WHAT YOU SHOULD DO
Please write out the lines of the data exactly, beginning with the first and ending with the line containing "color='#C65C18', alpha=0.52, zorder=5)"; leave the pictures behind.

DATA PROVIDED
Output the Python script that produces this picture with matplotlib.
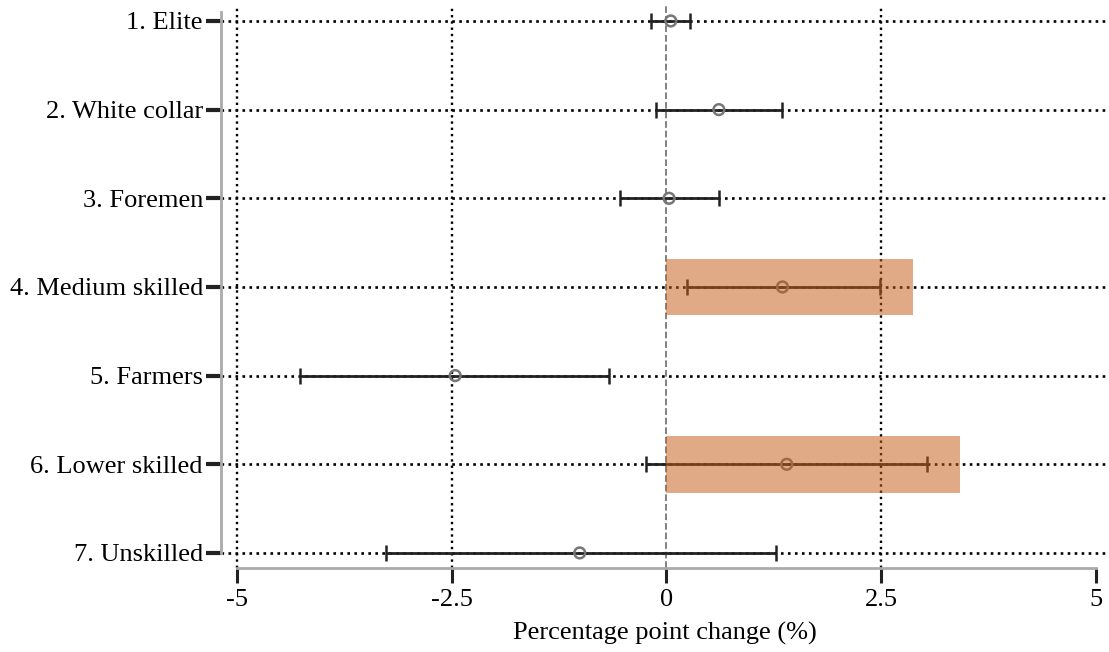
import numpy as np
import matplotlib.pyplot as plt

# datos
categorias = ['1. Elite', '2. White collar', '3. Foremen', '4. Medium skilled',
              '5. Farmers', '6. Lower skilled', '7. Unskilled']
estimacion = [0.05, 0.61, 0.03, 1.35, -2.46, 1.40, -1.01]
ci_bajo = [-0.18, -0.12, -0.54, 0.235, -4.27, -0.24, -3.27]
ci_alto = [0.27, 1.35, 0.61, 2.49, -0.67, 3.03, 1.28]
# barras resaltadas (categoria, largo)
barra_cat = ['4. Medium skilled', '6. Lower skilled']
barra_val = [2.87, 3.42]

xticks = [-5, -2.5, 0, 2.5, 5]
xtick_labels = ['-5', '-2.5', '0', '2.5', '5']

plt.rcParams['font.family'] = ['Liberation Serif', 'DejaVu Serif']

fig = plt.figure(figsize=(11.09, 6.52), dpi=100)
ax = fig.add_axes([221 / 1109, 1 - 568 / 652, (1108 - 221) / 1109, (568 - 5) / 652])

pos = np.arange(1, len(categorias) + 1)

# grilla
for yy in pos:
    ax.axhline(yy, color='black', ls=':', lw=1.9, zorder=1)
for xx in [-5, -2.5, 2.5]:
    ax.axvline(xx, color='black', ls=':', lw=1.7, zorder=1)
ax.axvline(0, color='#777777', ls='--', lw=1.3, zorder=1)

est = np.array(estimacion)
err = np.array([est - np.array(ci_bajo), np.array(ci_alto) - est])
ax.errorbar(est, pos, xerr=err, fmt='none', ecolor='#222222', elinewidth=2,
            capsize=6, capthick=1.8, zorder=3)
ax.scatter(est, pos, s=60, facecolors='none', edgecolors='#777777', linewidths=1.8, zorder=4)

# barras con transparencia encima
ypos_barras = [pos[categorias.index(c)] for c in barra_cat]
ax.barh(ypos_barras, barra_val, height=0.64, color='#C65C18', alpha=0.52, zorder=5)

ax.set_xlim(-5.186, 5.14)
ax.set_ylim(7.17, 0.82)
ax.set_yticks(pos)
ax.set_yticklabels(categorias, fontsize=19)
ax.set_xticks(xticks)
ax.set_xticklabels(xtick_labels, fontsize=19)
ax.set_xlabel('Percentage point change (%)', fontsize=19, labelpad=8)

ax.tick_params(axis='y', length=11, width=3, color='#222222', pad=2)
ax.tick_params(axis='x', length=11, width=2.2, color='#222222', pad=4)

ax.spines['top'].set_visible(False)
ax.spines['right'].set_visible(False)
ax.spines['left'].set_color('#aaaaaa')
ax.spines['left'].set_linewidth(2)
ax.spines['left'].set_bounds(7.0, 0.9)
ax.spines['bottom'].set_color('#aaaaaa')
ax.spines['bottom'].set_linewidth(2)
ax.spines['bottom'].set_bounds(-5, 5)

fig.savefig('out.png', dpi=100)
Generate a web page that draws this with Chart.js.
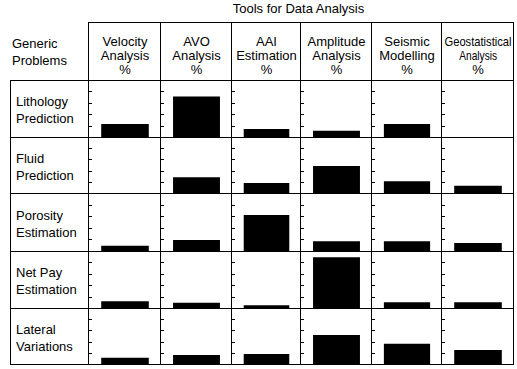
<!DOCTYPE html>
<html>
<head>
<meta charset="utf-8">
<script src="https://cdn.jsdelivr.net/npm/chart.js@4/dist/chart.umd.min.js"></script>
<style>
  html, body { margin: 0; padding: 0; background: #fff; }
  #wrap { position: relative; width: 517px; height: 369px; overflow: hidden; font-family: "Liberation Sans", Arial, sans-serif; font-size: 13px; color: #000; }
  .ln { position: absolute; background: #000; }
  .txt { position: absolute; white-space: nowrap; }
  .txt span { display: inline-block; }
  canvas { position: absolute; }
</style>
</head>
<body>
<div id="wrap"></div>
<script>
// ---- data ----
const title = "Tools for Data Analysis";
const cornerLabel = ["Generic", "Problems"];
const tools = [
  ["Velocity", "Analysis", "%"],
  ["AVO", "Analysis", "%"],
  ["AAI", "Estimation", "%"],
  ["Amplitude", "Analysis", "%"],
  ["Seismic", "Modelling", "%"],
  ["Geostatistical", "Analysis", "%"]
];
const problems = [
  ["Lithology", "Prediction"],
  ["Fluid", "Prediction"],
  ["Porosity", "Estimation"],
  ["Net Pay", "Estimation"],
  ["Lateral", "Variations"]
];
// values (%) per tool, one per problem (top to bottom)
const velocityAnalysis       = [23, 0, 9, 12, 11];
const avoAnalysis            = [71, 28, 19, 9, 16];
const aaiEstimation          = [14, 18, 62, 5, 18];
const amplitudeAnalysis      = [11, 48, 17, 89, 52];
const seismicModelling       = [23, 21, 17, 10, 36];
const geostatisticalAnalysis = [0, 13, 14, 10, 25];
const tickValues = [20, 40, 60, 80];
const axisMax = 100;

const series = [velocityAnalysis, avoAnalysis, aaiEstimation, amplitudeAnalysis, seismicModelling, geostatisticalAnalysis];

// ---- layout ----
const colX = [88, 160, 231, 300, 371, 441, 513];
const rowY = [80, 137, 193, 251, 308, 364];
const headTop = 22;
const labelLeft = 10;
const wrap = document.getElementById('wrap');

function line(x, y, w, h) {
  const d = document.createElement('div');
  d.className = 'ln';
  d.style.left = x + 'px'; d.style.top = y + 'px';
  d.style.width = w + 'px'; d.style.height = h + 'px';
  wrap.appendChild(d);
}
function text(str, x, y, align, scaleX) {
  const d = document.createElement('div');
  d.className = 'txt';
  const s = document.createElement('span');
  s.textContent = str;
  if (scaleX) { s.style.transform = 'scaleX(' + scaleX + ')'; s.style.transformOrigin = 'center'; }
  d.appendChild(s);
  d.style.top = (y - 8) + 'px';
  d.style.lineHeight = '16px';
  if (align === 'center') {
    d.style.left = (x - 100) + 'px'; d.style.width = '200px'; d.style.textAlign = 'center';
  } else {
    d.style.left = x + 'px';
  }
  wrap.appendChild(d);
}

// title
text(title, (colX[0] + colX[6]) / 2 - 2, 8.5, 'center');
// corner label
text(cornerLabel[0], 12, 44, 'left');
text(cornerLabel[1], 12, 61, 'left');
// headers
tools.forEach((lines, c) => {
  const cx = (colX[c] + colX[c + 1]) / 2 + 1;
  const narrow = lines[0].length > 12;
  lines.forEach((s, i) => {
    const sc = narrow ? (i === 0 ? 0.86 : (i === 1 ? 0.78 : null)) : null;
    text(s, cx, 41.5 + i * 14, 'center', sc);
  });
});
// row labels
problems.forEach((lines, r) => {
  const cy = (rowY[r] + rowY[r + 1]) / 2 + 2;
  text(lines[0], 16, cy - 8.5, 'left');
  text(lines[1], 16, cy + 8.5, 'left');
});

// tick plugin: short inward ticks on each cell's left edge
const tickPlugin = {
  id: 'innerTicks',
  afterDraw(chart) {
    const ctx = chart.ctx;
    const ys = chart.scales.y;
    ctx.save();
    ctx.strokeStyle = '#000';
    ctx.lineWidth = 1;
    ctx.beginPath();
    tickValues.forEach(v => {
      const y = Math.round(ys.getPixelForValue(v)) + 0.5;
      ctx.moveTo(0, y);
      ctx.lineTo(4, y);
    });
    ctx.stroke();
    ctx.restore();
  }
};

// charts
for (let r = 0; r < problems.length; r++) {
  for (let c = 0; c < tools.length; c++) {
    const cv = document.createElement('canvas');
    const w = colX[c + 1] - colX[c];
    const h = rowY[r + 1] - rowY[r];
    cv.width = w; cv.height = h;
    cv.style.left = colX[c] + 'px';
    cv.style.top = rowY[r] + 'px';
    cv.style.width = w + 'px'; cv.style.height = h + 'px';
    wrap.appendChild(cv);
    new Chart(cv, {
      type: 'bar',
      data: {
        labels: [problems[r].join(' ')],
        datasets: [{
          label: tools[c].slice(0, 2).join(' '),
          data: [series[c][r]],
          backgroundColor: '#000',
          borderWidth: 0,
          barPercentage: 0.68,
          categoryPercentage: 1
        }]
      },
      options: {
        responsive: false,
        animation: false,
        events: [],
        devicePixelRatio: 1,
        layout: { padding: { left: 2, right: 0, top: 0, bottom: 0 } },
        plugins: { legend: { display: false }, tooltip: { enabled: false } },
        scales: {
          x: { display: false },
          y: { display: false, min: 0, max: axisMax }
        }
      },
      plugins: [tickPlugin]
    });
  }
}

// grid lines
line(colX[0], headTop, colX[6] - colX[0] + 1, 1);
rowY.forEach(y => line(labelLeft, y, colX[6] - labelLeft + 1, 1));
line(labelLeft, rowY[0], 1, rowY[5] - rowY[0] + 1);
colX.forEach(x => line(x, headTop, 1, rowY[5] - headTop + 1));
</script>
</body>
</html>
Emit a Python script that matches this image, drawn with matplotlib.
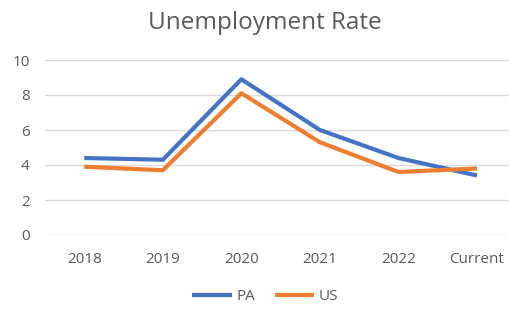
# Unemployment rate line chart
import matplotlib.pyplot as plt

years = ['2018', '2019', '2020', '2021', '2022', 'Current']
pa = [4.4, 4.3, 8.9, 6.0, 4.4, 3.4]
us = [3.9, 3.7, 8.1, 5.3, 3.6, 3.8]

plt.rcParams['font.family'] = ['Open Sans', 'DejaVu Sans']

fig = plt.figure(figsize=(5.1, 3.09), dpi=100)
ax = fig.add_axes([45 / 510, 1 - 235 / 309, 1 - 45 / 510, 175 / 309])

x = range(len(years))
ax.plot(x, pa, color='#4472C4', lw=3, label='PA', solid_capstyle='butt')
ax.plot(x, us, color='#ED7D31', lw=3, label='US', solid_capstyle='butt')

ax.set_xlim(-0.5, 5.42)
ax.set_ylim(0, 10)
ax.set_yticks(range(0, 11, 2))
ax.set_xticks(list(x))
ax.set_xticklabels(years)
ax.grid(axis='y', color='#D9D9D9', lw=1)
ax.set_axisbelow(True)
for s in ax.spines.values():
    s.set_visible(False)
ax.tick_params(length=0, labelsize=11, colors='#595959')
ax.tick_params(axis='x', pad=12)
ax.tick_params(axis='y', pad=11)

fig.text(0.52, 0.925, 'Unemployment Rate', ha='center', va='center', fontsize=17.5, color='#595959')
fig.legend(loc='center', bbox_to_anchor=(0.52, 0.04), ncol=2, frameon=False,
           fontsize=11, labelcolor='#595959', handlelength=2.6, handletextpad=0.3, columnspacing=1.3)

fig.savefig('out.png', dpi=100)
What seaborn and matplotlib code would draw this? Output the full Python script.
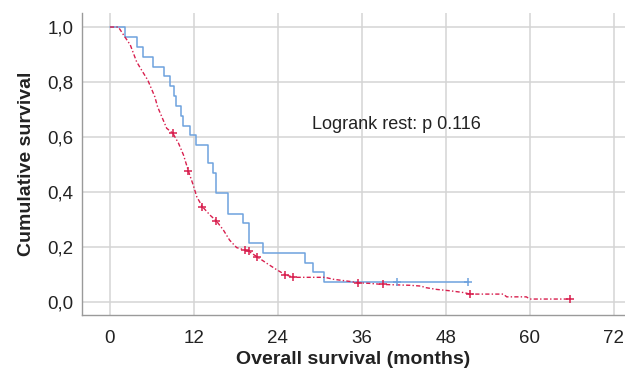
import numpy as np
import pandas as pd
import matplotlib
matplotlib.use("Agg")
import matplotlib.pyplot as plt
import seaborn as sns

# ---- data ----
blue_t = [0, 2.14, 3.8, 4.67, 6.1, 7.76, 8.57, 9.14, 9.5, 10.1, 10.5, 11.4, 12.3,
          13.96, 14.67, 15.1, 16.8, 19.0, 19.9, 21.8, 27.9, 28.96, 30.6, 51.2]
blue_s = [1.0, 0.963, 0.929, 0.892, 0.856, 0.822, 0.785, 0.749, 0.713, 0.677, 0.641,
          0.607, 0.571, 0.504, 0.468, 0.395, 0.322, 0.286, 0.213, 0.179, 0.143, 0.109,
          0.072, 0.072]
blue_cens_t = [41.0, 51.2]
blue_cens_s = [0.072, 0.072]

red_t = [0, 1.2, 2.1, 2.9, 3.8, 4.5, 5.4, 6.4, 6.8, 7.4, 8.1, 9.0, 9.8, 10.5, 11.2,
         11.9, 12.4, 13.2, 14.3, 15.2, 16.2, 17.1, 18.1, 19.3, 19.8, 21.0, 22.4, 23.8,
         25.0, 26.2, 30.7, 31.9, 34.3, 35.5, 37.1, 39.0, 42.9, 44.5, 45.0, 46.7, 48.6,
         50.7, 51.4, 56.2, 56.7, 59.5, 60.0, 65.7]
red_s = [1.0, 1.0, 0.965, 0.935, 0.874, 0.844, 0.807, 0.747, 0.71, 0.674, 0.632, 0.613,
         0.577, 0.535, 0.477, 0.425, 0.383, 0.347, 0.316, 0.295, 0.262, 0.225, 0.198,
         0.189, 0.185, 0.165, 0.141, 0.118, 0.100, 0.090, 0.090, 0.083, 0.075, 0.070,
         0.068, 0.064, 0.061, 0.058, 0.053, 0.046, 0.041, 0.034, 0.029, 0.029, 0.019,
         0.019, 0.011, 0.011]
red_cens_t = [9.0, 11.2, 13.2, 15.2, 19.3, 19.8, 21.0, 25.0, 26.2, 35.5, 39.0, 51.4, 65.7]
red_cens_s = [0.613, 0.477, 0.347, 0.295, 0.189, 0.185, 0.165, 0.100, 0.090, 0.070,
              0.064, 0.029, 0.011]

x_ticks = [0, 12, 24, 36, 48, 60, 72]
y_ticks = [0.0, 0.2, 0.4, 0.6, 0.8, 1.0]
y_tick_labels = ["0,0", "0,2", "0,4", "0,6", "0,8", "1,0"]
annotation = "Logrank rest: p 0.116"
x_label = "Overall survival (months)"
y_label = "Cumulative survival"

# ---- styling ----
sns.set_theme(style="whitegrid")
plt.rcParams["font.family"] = ["Liberation Sans", "DejaVu Sans"]

BLUE = "#6ea2de"
RED = "#d81f4e"
GRID = "#d4d4d4"

fig = plt.figure(figsize=(6.25, 3.73), dpi=100)
ax = fig.add_axes([82 / 625, 58 / 373, 543 / 625, 302 / 373])

blue_df = pd.DataFrame({"t": blue_t, "s": blue_s})
red_df = pd.DataFrame({"t": red_t, "s": red_s})

sns.lineplot(data=blue_df, x="t", y="s", ax=ax, sort=False, estimator=None,
             color=BLUE, linewidth=1.1, drawstyle="steps-post", zorder=3)
sns.lineplot(data=red_df, x="t", y="s", ax=ax, sort=False, estimator=None,
             color=RED, linewidth=1.0, linestyle=(0, (3, 1.6, 1, 1.6)), zorder=4)

sns.scatterplot(x=blue_cens_t, y=blue_cens_s, ax=ax, marker="+", s=28,
                color=BLUE, linewidth=1.1, zorder=5)
sns.scatterplot(x=red_cens_t, y=red_cens_s, ax=ax, marker="+", s=28,
                color=RED, linewidth=1.1, zorder=6)

ax.set_xlim(-4, 73.6)
ax.set_ylim(-0.047, 1.051)
ax.set_xticks(x_ticks)
ax.set_xticklabels([str(v) for v in x_ticks])
ax.set_yticks(y_ticks)
ax.set_yticklabels(y_tick_labels)

ax.grid(True, color=GRID, linewidth=1.1)
ax.set_axisbelow(True)
ax.set_facecolor("white")
for side in ["top", "right"]:
    ax.spines[side].set_visible(False)
for side in ["left", "bottom"]:
    ax.spines[side].set_visible(True)
    ax.spines[side].set_color("#9a9a9a")
    ax.spines[side].set_linewidth(1.0)

ax.tick_params(axis="both", length=0, labelsize=13.5, colors="#222222")
ax.tick_params(axis="x", pad=11)
ax.tick_params(axis="y", pad=6)

ax.set_xlabel(x_label, fontsize=14, fontweight="bold", color="#222222", labelpad=3)
ax.set_ylabel(y_label, fontsize=14, fontweight="bold", color="#222222", labelpad=9)

ax.text(28.9, 0.647, annotation, fontsize=13, color="#222222", va="center", ha="left")

fig.savefig("out.png", dpi=100)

SOLUTION TO THE EXERCISE
Output the Python script that produces this picture with matplotlib.
import numpy as np
import matplotlib.pyplot as plt

# datos
categorias = ['1. Elite', '2. White collar', '3. Foremen', '4. Medium skilled',
              '5. Farmers', '6. Lower skilled', '7. Unskilled']
estimacion = [0.05, 0.61, 0.03, 1.35, -2.46, 1.40, -1.01]
ci_bajo = [-0.18, -0.12, -0.54, 0.235, -4.27, -0.24, -3.27]
ci_alto = [0.27, 1.35, 0.61, 2.49, -0.67, 3.03, 1.28]
# barras resaltadas (categoria, largo)
barra_cat = ['4. Medium skilled', '6. Lower skilled']
barra_val = [2.87, 3.42]

xticks = [-5, -2.5, 0, 2.5, 5]
xtick_labels = ['-5', '-2.5', '0', '2.5', '5']

plt.rcParams['font.family'] = ['Liberation Serif', 'DejaVu Serif']

fig = plt.figure(figsize=(11.09, 6.52), dpi=100)
ax = fig.add_axes([221 / 1109, 1 - 568 / 652, (1108 - 221) / 1109, (568 - 5) / 652])

pos = np.arange(1, len(categorias) + 1)

# grilla
for yy in pos:
    ax.axhline(yy, color='black', ls=':', lw=1.9, zorder=1)
for xx in [-5, -2.5, 2.5]:
    ax.axvline(xx, color='black', ls=':', lw=1.7, zorder=1)
ax.axvline(0, color='#777777', ls='--', lw=1.3, zorder=1)

est = np.array(estimacion)
err = np.array([est - np.array(ci_bajo), np.array(ci_alto) - est])
ax.errorbar(est, pos, xerr=err, fmt='none', ecolor='#222222', elinewidth=2,
            capsize=6, capthick=1.8, zorder=3)
ax.scatter(est, pos, s=60, facecolors='none', edgecolors='#777777', linewidths=1.8, zorder=4)

# barras con transparencia encima
ypos_barras = [pos[categorias.index(c)] for c in barra_cat]
ax.barh(ypos_barras, barra_val, height=0.64, color='#C65C18', alpha=0.52, zorder=5)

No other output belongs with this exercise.